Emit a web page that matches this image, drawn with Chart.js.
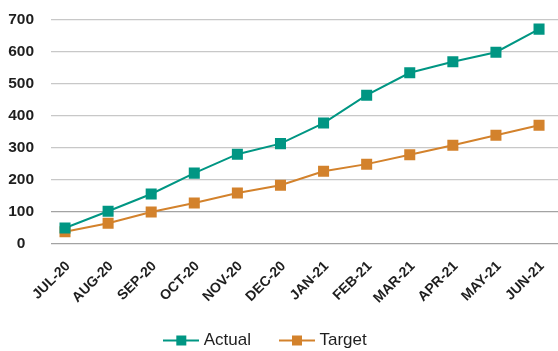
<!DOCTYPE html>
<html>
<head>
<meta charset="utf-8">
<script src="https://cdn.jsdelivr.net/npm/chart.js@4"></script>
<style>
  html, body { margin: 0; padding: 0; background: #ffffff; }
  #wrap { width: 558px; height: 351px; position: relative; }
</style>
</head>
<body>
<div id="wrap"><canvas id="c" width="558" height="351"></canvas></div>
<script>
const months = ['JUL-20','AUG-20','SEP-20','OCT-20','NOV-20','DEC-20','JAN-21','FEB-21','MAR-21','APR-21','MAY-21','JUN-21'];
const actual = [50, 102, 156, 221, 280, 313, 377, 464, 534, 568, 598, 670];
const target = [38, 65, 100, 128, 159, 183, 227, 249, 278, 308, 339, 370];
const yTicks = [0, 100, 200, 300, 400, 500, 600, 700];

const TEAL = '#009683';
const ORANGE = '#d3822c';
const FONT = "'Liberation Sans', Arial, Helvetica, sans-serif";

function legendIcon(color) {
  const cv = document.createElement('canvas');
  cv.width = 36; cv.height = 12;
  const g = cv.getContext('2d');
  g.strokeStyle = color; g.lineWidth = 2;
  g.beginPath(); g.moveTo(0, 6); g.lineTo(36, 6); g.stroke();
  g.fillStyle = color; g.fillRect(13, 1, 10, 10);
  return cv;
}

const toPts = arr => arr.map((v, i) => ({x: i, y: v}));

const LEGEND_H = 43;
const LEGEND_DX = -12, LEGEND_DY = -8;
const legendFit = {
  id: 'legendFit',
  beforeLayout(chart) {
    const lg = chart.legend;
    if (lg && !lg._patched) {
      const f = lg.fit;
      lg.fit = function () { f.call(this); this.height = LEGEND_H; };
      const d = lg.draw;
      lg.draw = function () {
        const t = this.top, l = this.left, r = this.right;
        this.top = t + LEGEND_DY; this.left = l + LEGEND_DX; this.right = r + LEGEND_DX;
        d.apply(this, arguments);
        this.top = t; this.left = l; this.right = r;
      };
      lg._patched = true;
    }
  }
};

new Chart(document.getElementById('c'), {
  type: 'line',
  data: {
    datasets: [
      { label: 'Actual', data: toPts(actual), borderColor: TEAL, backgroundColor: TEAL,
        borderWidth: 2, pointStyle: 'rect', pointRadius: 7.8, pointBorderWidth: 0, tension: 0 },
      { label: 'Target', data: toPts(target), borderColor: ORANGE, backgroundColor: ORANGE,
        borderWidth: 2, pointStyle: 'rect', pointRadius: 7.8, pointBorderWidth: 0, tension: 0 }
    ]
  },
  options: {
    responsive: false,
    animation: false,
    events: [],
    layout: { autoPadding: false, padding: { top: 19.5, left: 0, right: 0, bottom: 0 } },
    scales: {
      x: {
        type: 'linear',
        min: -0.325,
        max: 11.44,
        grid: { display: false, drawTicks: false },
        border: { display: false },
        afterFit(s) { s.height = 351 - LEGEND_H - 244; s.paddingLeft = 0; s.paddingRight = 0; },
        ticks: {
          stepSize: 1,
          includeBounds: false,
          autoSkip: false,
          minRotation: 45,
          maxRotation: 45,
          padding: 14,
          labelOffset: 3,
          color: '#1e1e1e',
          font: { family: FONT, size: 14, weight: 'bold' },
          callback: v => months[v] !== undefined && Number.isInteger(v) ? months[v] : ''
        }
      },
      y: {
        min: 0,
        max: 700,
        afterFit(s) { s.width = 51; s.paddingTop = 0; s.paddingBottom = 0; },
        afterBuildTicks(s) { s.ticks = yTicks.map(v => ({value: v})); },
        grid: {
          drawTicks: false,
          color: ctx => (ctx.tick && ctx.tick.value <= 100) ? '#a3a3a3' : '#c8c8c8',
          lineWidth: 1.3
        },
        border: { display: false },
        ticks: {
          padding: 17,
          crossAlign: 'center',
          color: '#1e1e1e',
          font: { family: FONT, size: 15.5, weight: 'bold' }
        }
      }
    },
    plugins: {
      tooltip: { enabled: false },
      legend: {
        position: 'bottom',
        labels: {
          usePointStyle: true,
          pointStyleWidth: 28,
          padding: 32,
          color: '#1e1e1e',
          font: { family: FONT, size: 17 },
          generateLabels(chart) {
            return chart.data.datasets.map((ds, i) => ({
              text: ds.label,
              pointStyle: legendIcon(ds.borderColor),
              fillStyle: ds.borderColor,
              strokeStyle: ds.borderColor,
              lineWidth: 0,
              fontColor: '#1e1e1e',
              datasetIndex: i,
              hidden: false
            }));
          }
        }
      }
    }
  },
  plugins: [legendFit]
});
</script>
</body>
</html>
---
> [The task] From start to finish, output the listing exactly, but omit its pictures.

> [Output below]
Emit a web page that matches this image, drawn with Chart.js.
<!DOCTYPE html>
<html>
<head>
<meta charset="utf-8">
<script src="https://cdn.jsdelivr.net/npm/chart.js@4"></script>
<style>
  html, body { margin: 0; padding: 0; background: #ffffff; }
  #wrap { width: 558px; height: 351px; position: relative; }
</style>
</head>
<body>
<div id="wrap"><canvas id="c" width="558" height="351"></canvas></div>
<script>
const months = ['JUL-20','AUG-20','SEP-20','OCT-20','NOV-20','DEC-20','JAN-21','FEB-21','MAR-21','APR-21','MAY-21','JUN-21'];
const actual = [50, 102, 156, 221, 280, 313, 377, 464, 534, 568, 598, 670];
const target = [38, 65, 100, 128, 159, 183, 227, 249, 278, 308, 339, 370];
const yTicks = [0, 100, 200, 300, 400, 500, 600, 700];

const TEAL = '#009683';
const ORANGE = '#d3822c';
const FONT = "'Liberation Sans', Arial, Helvetica, sans-serif";

function legendIcon(color) {
  const cv = document.createElement('canvas');
  cv.width = 36; cv.height = 12;
  const g = cv.getContext('2d');
  g.strokeStyle = color; g.lineWidth = 2;
  g.beginPath(); g.moveTo(0, 6); g.lineTo(36, 6); g.stroke();
  g.fillStyle = color; g.fillRect(13, 1, 10, 10);
  return cv;
}

const toPts = arr => arr.map((v, i) => ({x: i, y: v}));

const LEGEND_H = 43;
const LEGEND_DX = -12, LEGEND_DY = -8;
const legendFit = {
  id: 'legendFit',
  beforeLayout(chart) {
    const lg = chart.legend;
    if (lg && !lg._patched) {
      const f = lg.fit;
      lg.fit = function () { f.call(this); this.height = LEGEND_H; };
      const d = lg.draw;
      lg.draw = function () {
        const t = this.top, l = this.left, r = this.right;
        this.top = t + LEGEND_DY; this.left = l + LEGEND_DX; this.right = r + LEGEND_DX;
        d.apply(this, arguments);
        this.top = t; this.left = l; this.right = r;
      };
      lg._patched = true;
    }
  }
};

new Chart(document.getElementById('c'), {
  type: 'line',
  data: {
    datasets: [
      { label: 'Actual', data: toPts(actual), borderColor: TEAL, backgroundColor: TEAL,
        borderWidth: 2, pointStyle: 'rect', pointRadius: 7.8, pointBorderWidth: 0, tension: 0 },
      { label: 'Target', data: toPts(target), borderColor: ORANGE, backgroundColor: ORANGE,
        borderWidth: 2, pointStyle: 'rect', pointRadius: 7.8, pointBorderWidth: 0, tension: 0 }
    ]
  },
  options: {
    responsive: false,
    animation: false,
    events: [],
    layout: { autoPadding: false, padding: { top: 19.5, left: 0, right: 0, bottom: 0 } },
    scales: {
      x: {
        type: 'linear',
        min: -0.325,
        max: 11.44,
        grid: { display: false, drawTicks: false },
        border: { display: false },
        afterFit(s) { s.height = 351 - LEGEND_H - 244; s.paddingLeft = 0; s.paddingRight = 0; },
        ticks: {
          stepSize: 1,
          includeBounds: false,
          autoSkip: false,
          minRotation: 45,
          maxRotation: 45,
          padding: 14,
          labelOffset: 3,
          color: '#1e1e1e',
          font: { family: FONT, size: 14, weight: 'bold' },
          callback: v => months[v] !== undefined && Number.isInteger(v) ? months[v] : ''
        }
      },
      y: {
        min: 0,
        max: 700,
        afterFit(s) { s.width = 51; s.paddingTop = 0; s.paddingBottom = 0; },
        afterBuildTicks(s) { s.ticks = yTicks.map(v => ({value: v})); },
        grid: {
          drawTicks: false,
          color: ctx => (ctx.tick && ctx.tick.value <= 100) ? '#a3a3a3' : '#c8c8c8',
          lineWidth: 1.3
        },
        border: { display: false },
        ticks: {
          padding: 17,
          crossAlign: 'center',
          color: '#1e1e1e',
          font: { family: FONT, size: 15.5, weight: 'bold' }
        }
      }
    },
    plugins: {
      tooltip: { enabled: false },
      legend: {
        position: 'bottom',
        labels: {
          usePointStyle: true,
          pointStyleWidth: 28,
          padding: 32,
          color: '#1e1e1e',
          font: { family: FONT, size: 17 },
          generateLabels(chart) {
            return chart.data.datasets.map((ds, i) => ({
              text: ds.label,
              pointStyle: legendIcon(ds.borderColor),
              fillStyle: ds.borderColor,
              strokeStyle: ds.borderColor,
              lineWidth: 0,
              fontColor: '#1e1e1e',
              datasetIndex: i,
              hidden: false
            }));
          }
        }
      }
    }
  },
  plugins: [legendFit]
});
</script>
</body>
</html>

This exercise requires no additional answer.